Community-based interventions (CBIs) have the potential to overcome the barriers of access and availability and, if adequately equipped and supported by parallel structures, can make a significant impact on reducing the burden of IDoP [4244]. However, a major issue is the availability of a trained health force to scale-up these interventions in population settings. According to a 2006 report by the WHO, 57 countries from Africa and Asia are facing shortages of a healthcare workforce and a total estimate of 4,250,000 workers are needed to fill the gap [45]. For scaling-up these interventions, there is a need to strengthen health systems [46], and also to develop alternative cadres for task shifting from trained healthcare workers to lay workers and from specialized facilities to community-based delivery [47]. Many of the interventions targeting infectious diseases have been administered via community platforms through the community health workers (CHWs) who have received basic training [4850]. Although CHWs may not be able to replace the need for sophisticated healthcare delivery, they can play an important role in providing access to health care and services for the unreachable. Successful examples exist, for example, in Brazil, where CHWs provide coverage to over 60 million people [51]. Ethiopia is training about 30,000 workers with emphasis on maternal and child health, HIV, and malaria. Other similar programs are also being considered in countries such as India, Ghana, and South Africa. Apart from providing chemotherapy, CHWs can also play a major role in imparting health education regarding general hygiene and sanitation and intervene for vector control measures within household and community settings.
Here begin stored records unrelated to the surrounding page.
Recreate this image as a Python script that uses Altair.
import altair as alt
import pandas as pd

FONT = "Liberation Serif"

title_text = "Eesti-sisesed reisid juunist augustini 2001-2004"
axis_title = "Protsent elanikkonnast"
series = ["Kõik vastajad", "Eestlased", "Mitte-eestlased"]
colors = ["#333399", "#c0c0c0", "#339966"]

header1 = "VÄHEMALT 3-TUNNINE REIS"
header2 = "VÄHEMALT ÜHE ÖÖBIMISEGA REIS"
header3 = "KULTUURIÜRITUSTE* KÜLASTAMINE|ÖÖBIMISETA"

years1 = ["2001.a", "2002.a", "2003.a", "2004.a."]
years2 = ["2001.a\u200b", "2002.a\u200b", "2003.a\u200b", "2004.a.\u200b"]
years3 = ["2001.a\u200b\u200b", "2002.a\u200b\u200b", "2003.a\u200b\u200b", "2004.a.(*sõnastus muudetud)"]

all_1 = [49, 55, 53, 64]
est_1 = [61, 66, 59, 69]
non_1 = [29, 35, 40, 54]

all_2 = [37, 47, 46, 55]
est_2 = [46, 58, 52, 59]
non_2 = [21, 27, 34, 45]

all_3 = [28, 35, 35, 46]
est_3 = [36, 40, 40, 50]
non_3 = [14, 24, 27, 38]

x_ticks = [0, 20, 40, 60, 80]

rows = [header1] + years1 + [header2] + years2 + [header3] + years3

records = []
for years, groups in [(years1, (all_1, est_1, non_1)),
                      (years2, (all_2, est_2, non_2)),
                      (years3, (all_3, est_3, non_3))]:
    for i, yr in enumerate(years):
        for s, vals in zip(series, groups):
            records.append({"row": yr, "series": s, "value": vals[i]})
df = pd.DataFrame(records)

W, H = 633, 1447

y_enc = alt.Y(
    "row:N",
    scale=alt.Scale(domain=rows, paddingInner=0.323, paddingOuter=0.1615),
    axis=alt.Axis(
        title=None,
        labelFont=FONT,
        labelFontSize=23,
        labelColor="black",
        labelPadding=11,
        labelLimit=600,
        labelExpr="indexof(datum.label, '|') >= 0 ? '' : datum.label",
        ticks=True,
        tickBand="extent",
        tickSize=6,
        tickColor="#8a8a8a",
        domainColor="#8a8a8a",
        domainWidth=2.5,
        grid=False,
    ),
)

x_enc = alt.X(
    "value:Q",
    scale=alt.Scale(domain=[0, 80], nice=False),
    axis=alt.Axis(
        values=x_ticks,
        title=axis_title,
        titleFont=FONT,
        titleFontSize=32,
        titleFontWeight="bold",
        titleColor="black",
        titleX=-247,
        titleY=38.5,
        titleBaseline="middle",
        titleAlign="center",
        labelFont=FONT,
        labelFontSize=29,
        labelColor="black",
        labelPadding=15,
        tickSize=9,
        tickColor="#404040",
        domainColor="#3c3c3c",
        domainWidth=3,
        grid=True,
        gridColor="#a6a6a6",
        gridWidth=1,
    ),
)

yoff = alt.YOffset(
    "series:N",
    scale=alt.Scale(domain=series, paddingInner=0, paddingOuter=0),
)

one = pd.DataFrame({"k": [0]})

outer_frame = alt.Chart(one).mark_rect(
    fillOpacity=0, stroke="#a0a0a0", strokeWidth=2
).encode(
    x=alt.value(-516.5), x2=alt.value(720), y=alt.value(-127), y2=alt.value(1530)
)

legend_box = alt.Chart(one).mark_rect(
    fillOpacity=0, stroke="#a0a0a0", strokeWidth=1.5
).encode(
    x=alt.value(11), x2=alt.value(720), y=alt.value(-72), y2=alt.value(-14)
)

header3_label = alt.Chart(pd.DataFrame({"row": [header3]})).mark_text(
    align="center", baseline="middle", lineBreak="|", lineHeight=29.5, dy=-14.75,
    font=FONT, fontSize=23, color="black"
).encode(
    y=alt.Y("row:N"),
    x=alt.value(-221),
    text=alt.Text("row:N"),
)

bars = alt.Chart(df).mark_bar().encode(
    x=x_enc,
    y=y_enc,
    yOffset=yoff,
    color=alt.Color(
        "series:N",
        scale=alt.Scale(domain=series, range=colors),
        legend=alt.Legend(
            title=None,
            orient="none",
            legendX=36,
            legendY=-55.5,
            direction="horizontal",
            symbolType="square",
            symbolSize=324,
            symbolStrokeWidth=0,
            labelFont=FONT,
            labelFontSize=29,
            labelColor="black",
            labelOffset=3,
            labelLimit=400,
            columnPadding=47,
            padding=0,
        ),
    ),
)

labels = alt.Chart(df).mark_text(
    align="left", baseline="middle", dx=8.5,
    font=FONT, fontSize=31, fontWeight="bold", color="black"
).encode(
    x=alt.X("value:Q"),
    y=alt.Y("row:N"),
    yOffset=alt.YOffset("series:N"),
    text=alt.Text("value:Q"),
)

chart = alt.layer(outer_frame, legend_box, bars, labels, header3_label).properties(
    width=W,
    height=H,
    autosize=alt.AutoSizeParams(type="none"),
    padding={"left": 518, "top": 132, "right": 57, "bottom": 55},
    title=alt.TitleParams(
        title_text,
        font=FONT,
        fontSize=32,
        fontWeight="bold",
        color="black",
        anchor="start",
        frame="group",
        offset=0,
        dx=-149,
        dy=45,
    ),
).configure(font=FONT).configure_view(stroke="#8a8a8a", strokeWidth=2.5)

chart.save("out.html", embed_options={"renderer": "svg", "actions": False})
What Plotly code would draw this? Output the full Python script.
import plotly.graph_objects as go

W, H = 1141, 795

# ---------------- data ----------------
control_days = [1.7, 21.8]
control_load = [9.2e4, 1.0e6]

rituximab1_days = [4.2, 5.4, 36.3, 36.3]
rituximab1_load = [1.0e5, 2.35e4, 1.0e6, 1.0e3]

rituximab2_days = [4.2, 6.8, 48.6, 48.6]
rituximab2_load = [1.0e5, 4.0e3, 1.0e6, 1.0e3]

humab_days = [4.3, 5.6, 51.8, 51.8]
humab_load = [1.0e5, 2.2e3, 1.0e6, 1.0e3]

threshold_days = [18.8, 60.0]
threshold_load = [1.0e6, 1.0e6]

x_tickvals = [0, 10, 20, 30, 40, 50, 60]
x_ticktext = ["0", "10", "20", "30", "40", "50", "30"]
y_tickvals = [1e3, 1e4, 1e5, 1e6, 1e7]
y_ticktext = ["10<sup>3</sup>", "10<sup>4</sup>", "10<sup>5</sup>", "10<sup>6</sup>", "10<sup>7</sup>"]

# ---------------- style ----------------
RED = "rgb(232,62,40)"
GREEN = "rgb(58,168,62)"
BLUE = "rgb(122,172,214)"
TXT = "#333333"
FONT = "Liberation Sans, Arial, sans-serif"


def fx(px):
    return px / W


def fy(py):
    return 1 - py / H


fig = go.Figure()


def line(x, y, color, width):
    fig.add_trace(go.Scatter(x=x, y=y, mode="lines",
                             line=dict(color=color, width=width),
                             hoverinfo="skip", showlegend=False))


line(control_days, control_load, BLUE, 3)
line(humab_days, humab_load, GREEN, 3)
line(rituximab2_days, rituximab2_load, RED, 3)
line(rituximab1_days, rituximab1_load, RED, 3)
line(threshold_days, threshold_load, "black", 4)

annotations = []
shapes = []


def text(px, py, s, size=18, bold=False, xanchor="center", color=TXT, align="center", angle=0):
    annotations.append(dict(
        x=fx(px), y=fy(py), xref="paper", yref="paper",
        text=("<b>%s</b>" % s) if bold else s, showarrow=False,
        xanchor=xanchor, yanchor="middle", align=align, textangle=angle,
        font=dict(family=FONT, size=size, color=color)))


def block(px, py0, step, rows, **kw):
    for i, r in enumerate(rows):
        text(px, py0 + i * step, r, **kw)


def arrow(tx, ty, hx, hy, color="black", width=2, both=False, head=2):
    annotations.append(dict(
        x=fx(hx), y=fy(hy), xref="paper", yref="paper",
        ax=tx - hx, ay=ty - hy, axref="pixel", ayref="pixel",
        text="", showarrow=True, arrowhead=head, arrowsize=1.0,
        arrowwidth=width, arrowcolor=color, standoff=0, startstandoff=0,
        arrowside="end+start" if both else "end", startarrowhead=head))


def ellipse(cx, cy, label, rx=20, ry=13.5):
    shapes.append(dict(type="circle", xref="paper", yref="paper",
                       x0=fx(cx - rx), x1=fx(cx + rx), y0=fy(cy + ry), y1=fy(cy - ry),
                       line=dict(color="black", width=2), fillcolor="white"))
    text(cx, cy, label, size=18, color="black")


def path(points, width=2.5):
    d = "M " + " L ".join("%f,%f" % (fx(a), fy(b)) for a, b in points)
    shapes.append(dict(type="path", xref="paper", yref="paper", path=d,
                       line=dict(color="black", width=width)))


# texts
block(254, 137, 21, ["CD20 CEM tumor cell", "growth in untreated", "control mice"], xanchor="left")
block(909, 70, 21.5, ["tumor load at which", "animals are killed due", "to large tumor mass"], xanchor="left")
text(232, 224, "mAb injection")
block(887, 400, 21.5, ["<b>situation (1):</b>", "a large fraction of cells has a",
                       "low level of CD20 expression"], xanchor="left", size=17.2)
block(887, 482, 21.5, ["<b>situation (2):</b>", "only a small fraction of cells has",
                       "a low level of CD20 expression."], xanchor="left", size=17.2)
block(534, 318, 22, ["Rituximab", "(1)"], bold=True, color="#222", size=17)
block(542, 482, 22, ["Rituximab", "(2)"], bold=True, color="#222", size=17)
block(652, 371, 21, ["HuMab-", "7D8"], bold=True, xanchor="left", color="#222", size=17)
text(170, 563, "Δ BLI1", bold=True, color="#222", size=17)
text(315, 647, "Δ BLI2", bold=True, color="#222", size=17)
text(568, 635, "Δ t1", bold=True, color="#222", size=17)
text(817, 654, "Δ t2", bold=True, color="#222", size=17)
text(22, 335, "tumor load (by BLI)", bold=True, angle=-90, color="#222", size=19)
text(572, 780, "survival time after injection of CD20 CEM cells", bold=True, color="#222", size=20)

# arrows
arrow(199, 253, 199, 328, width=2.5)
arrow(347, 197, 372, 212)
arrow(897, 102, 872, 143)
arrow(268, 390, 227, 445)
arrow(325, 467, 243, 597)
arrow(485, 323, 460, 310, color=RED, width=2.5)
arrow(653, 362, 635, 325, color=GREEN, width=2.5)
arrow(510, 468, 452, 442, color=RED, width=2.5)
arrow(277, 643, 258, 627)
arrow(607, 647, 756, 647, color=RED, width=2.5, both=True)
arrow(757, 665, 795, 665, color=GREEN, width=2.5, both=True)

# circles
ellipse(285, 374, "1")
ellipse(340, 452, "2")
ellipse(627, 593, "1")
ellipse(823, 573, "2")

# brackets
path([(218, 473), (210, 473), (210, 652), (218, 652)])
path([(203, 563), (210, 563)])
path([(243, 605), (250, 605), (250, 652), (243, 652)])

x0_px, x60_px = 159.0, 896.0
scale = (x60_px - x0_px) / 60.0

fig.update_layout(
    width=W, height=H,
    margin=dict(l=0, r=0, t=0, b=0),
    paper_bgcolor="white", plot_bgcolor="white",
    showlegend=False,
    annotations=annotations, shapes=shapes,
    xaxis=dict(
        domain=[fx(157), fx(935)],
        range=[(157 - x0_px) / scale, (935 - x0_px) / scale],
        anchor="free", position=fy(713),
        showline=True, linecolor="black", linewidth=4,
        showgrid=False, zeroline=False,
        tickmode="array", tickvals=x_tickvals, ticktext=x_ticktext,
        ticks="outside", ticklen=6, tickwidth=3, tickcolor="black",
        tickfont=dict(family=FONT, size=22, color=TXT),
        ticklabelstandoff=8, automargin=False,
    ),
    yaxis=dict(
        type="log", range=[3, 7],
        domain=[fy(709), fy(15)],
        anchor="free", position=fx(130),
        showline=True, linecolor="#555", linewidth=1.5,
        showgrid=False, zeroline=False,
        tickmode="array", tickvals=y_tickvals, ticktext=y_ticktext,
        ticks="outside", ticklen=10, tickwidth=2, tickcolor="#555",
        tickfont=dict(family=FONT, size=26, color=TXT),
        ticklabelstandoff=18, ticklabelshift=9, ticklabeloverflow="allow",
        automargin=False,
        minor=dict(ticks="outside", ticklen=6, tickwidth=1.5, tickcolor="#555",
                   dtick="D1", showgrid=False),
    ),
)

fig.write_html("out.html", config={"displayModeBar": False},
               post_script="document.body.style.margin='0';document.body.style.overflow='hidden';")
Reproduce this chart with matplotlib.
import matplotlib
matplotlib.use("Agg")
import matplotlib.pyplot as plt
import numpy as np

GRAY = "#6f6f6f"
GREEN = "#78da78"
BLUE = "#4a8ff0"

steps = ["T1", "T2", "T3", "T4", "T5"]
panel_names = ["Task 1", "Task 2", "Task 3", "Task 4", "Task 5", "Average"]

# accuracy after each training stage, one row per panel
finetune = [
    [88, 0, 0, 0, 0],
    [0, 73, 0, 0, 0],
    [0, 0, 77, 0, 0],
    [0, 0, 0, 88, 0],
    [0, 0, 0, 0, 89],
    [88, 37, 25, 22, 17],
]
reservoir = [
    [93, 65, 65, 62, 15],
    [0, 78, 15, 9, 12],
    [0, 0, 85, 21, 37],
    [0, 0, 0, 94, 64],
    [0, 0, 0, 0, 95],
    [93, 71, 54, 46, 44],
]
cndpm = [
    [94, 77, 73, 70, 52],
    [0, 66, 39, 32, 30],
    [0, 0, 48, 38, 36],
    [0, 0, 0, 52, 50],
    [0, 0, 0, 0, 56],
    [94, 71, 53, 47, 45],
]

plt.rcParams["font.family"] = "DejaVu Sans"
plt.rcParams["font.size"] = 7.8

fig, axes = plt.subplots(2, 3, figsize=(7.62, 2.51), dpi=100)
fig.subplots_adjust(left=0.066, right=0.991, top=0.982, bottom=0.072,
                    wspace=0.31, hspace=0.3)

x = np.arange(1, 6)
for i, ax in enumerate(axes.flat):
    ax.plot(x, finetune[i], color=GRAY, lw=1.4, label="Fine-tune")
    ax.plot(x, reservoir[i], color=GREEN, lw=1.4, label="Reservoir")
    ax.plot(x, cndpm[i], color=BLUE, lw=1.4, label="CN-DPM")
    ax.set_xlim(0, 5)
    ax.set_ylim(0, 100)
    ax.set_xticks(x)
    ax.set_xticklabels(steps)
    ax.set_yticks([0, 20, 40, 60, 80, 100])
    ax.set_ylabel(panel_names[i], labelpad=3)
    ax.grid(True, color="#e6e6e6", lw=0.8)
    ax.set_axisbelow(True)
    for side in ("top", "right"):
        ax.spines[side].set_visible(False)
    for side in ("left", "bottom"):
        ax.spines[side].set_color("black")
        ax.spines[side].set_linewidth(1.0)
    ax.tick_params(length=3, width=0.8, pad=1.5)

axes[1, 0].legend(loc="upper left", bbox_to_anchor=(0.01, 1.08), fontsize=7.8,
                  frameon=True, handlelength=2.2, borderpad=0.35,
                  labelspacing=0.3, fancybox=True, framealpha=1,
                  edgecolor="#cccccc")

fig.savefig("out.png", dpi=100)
These community delivery strategies are not only effective but are also cost efficient, and by training teachers and other school personnel to administer anthelmintic drugs, costs could be reduced by “piggy-backing” on existing programs in the educational sector [52]. In Ghana and Tanzania, delivery of school-based targeted anthelmintic treatment cost as little as US $0.03 per child, which is as low as one-tenth of the estimated costs for vertical delivery [52].

Conclusion

In order to evaluate the effectiveness of CBIs, we developed an analytical framework and conducted systematic reviews of the existing studies focusing on CBIs for prevention and control of helminthic and non-helminthic NTDs, malaria, TB, and HIV/AIDS compared to the routine healthcare delivery. For this review, we categorized NTDs into helminthic and non-helminthic diseases, and reported the findings accordingly in separate papers. Helminthic diseases included soil-transmitted helminthiasis (ascariasis, hookworm, and trichuriasis) along with schistosomiasis, lymphatic filariasis, onchocerciasis, and dracunculiasis. Non-helminthic diseases included dengue, African trypanosomiasis, chagas, leishmaniasis, trachoma, leprosy, and buruli ulcer. In this series of eight papers, we describe the analytical framework and methodology used for the systematic reviews, and report findings on the effectiveness of CBIs for the prevention and control of helminthic NTDs, non-helminthic NTDs, malaria, HIV/AIDS, and tuberculosis. In the final paper, we propose a way forward.